Unless I'm missing something, I don't see why the exact same recovery mechanism (coverage pool) could not be indiscriminately applied o all deposited BTC

If risk is pooled then what is the point of choosing one version over another? Depositors are exposed to the blended risk profile across all the versions whether they choose Staas or Andre3000.

[arjunhassard]

They're exposed to a blended/uniform risk profile only with respect to a buyer of last resort in the the worst-case scenario. Within the scope of the tBTC offering, that feature is a separate mechanism collateralized by a separate group of economic actors, and subject to a separate set of protocol rules – basically, that group has significantly less power to commit fraud or undermine the peg.

So the point of the multiple product offerings is to cater to a broader set of risk profiles with respect to the other components/steps in the tBTC offering; the back-and-forth depositing and redemption of BTC, and the holding and usage of tbtc.

I agree with your general point that optionality and fungibility are partially in conflict.
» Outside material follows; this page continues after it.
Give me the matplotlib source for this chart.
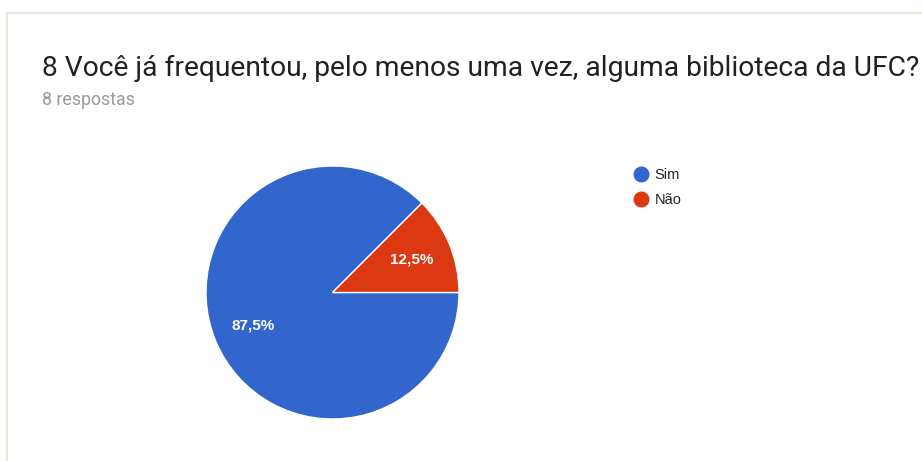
import matplotlib.pyplot as plt
from matplotlib.lines import Line2D
from matplotlib.patches import Rectangle

# Survey answers
categories = ['Sim', 'Não']
counts = [7, 1]
colors = ['#3366cc', '#dc3912']
title = '8 Você já frequentou, pelo menos uma vez, alguma biblioteca da UFC?'
subtitle = '8 respostas'

W, H = 922, 461
fig = plt.figure(figsize=(W / 100, H / 100), dpi=100)
fig.patch.set_facecolor('white')

# card outline
fig.patches.append(Rectangle((7 / W, -0.1), 1.1, (H - 13) / H + 0.1,
                             transform=fig.transFigure, fill=False,
                             edgecolor='#ebe8de', linewidth=1.6))

fig.text(42 / W, 1 - 68 / H, title, fontsize=20.3, color='#212121',
         family='Roboto', va='center', ha='left')
fig.text(42 / W, 1 - 100 / H, subtitle, fontsize=12.8, color='#9a9a9a',
         family='Roboto', va='center', ha='left')

# pie
cx, cy, r = 332.5, 292.5, 126.5
ax = fig.add_axes([(cx - r) / W, (H - cy - r) / H, 2 * r / W, 2 * r / H])
wedges, texts, autotexts = ax.pie(
    counts, colors=colors, startangle=45, counterclock=True,
    autopct=lambda p: f'{p:.1f}%'.replace('.', ','), pctdistance=0.68,
    wedgeprops=dict(edgecolor='white', linewidth=1),
    textprops=dict(color='white', fontsize=11, fontweight='bold',
                   family='Liberation Sans'))
ax.set_xlim(-1, 1)
ax.set_ylim(-1, 1)
ax.set_aspect('equal')
ax.axis('off')

# legend
handles = [Line2D([], [], marker='o', linestyle='none', markersize=10.5,
                  markerfacecolor=c, markeredgecolor=c) for c in colors]
leg = fig.legend(handles, categories, loc='upper left',
                 bbox_to_anchor=(621 / W, 1 - 155 / H), frameon=False,
                 handlelength=1.0, handletextpad=0.4, labelspacing=0.75,
                 prop=dict(family='Liberation Sans', size=10.5))
for t in leg.get_texts():
    t.set_color('#222222')

fig.savefig('out.png', dpi=100)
However, being empowered to choose signer group parameters is still valuable to the end-user, because the alternative involves these parameters being somewhat arbitrary and opaque (in other words, less optionality and a comparable lack of technical fungibility).

Moreover, nobody wants a collusion event that leads to their BTC being stolen – even if they're theoretically covered. A loose analogy would be a car buyer completely ignoring their (partially subjective) perception of a given vehicle's safety, and being sold a random car, simply because they also get a one-size-fits-all insurance package.